When your son or daughter has a disability, there is so much that is unpredictable and misgiving and quite often you don’t know where to turn. It is not easy to entrust your child in the care of others.
Truthfully speaking, that the more people you have access to in a positive, and mutually beneficial relationship, the more support you have when you need it and these relationships are paramount to your family’s journey and your child’s development.
In order to ensure the change is positive for you and your child, there are some things that I encourage you to do:
• Speak up. Believe that you can make a difference and you will.
• Communicate in an honest and considerate manner.
• Be a partner. Supporting your child is a team effort and you have a major role in this partnership.
• Advocate for choice. Every family travels this journey at a different pace and your individuality should be respected.
• Have reasonable expectations and be open to consider a variety of suggestions and options.
• Find the courage to share your child with others; respect and trust them. They will learn so much.

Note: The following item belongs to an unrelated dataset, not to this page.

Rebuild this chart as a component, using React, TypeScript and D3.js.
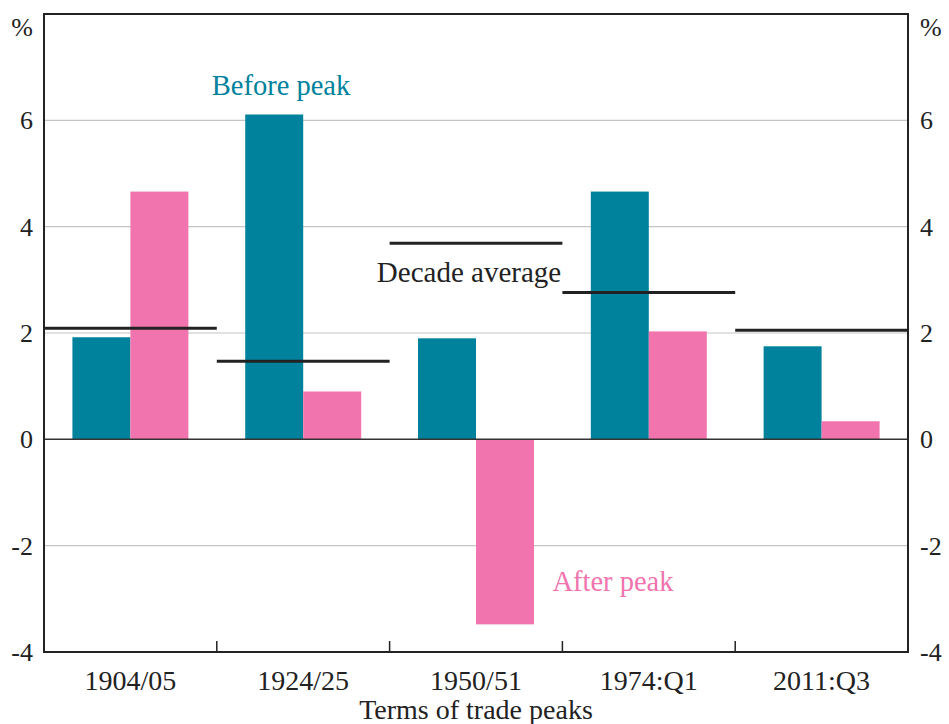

• Ask questions and don’t be afraid to ask for clarification.
• Share all helpful information about your child.
Contribute your knowledge and expertise. Draw upon your vast experiences and tell your stories. This will help others to gain a better understanding of what you may be trying to explain.
Your success in getting someone to understand your point of view will depend upon the approach that you use. A positive approach will get you positive results. Allow yourself to discover your own strength and to recognize the benefits that you will gain from this journey. Here, you will realize hope for the future.
I wish all the best for you and your family. You are not alone.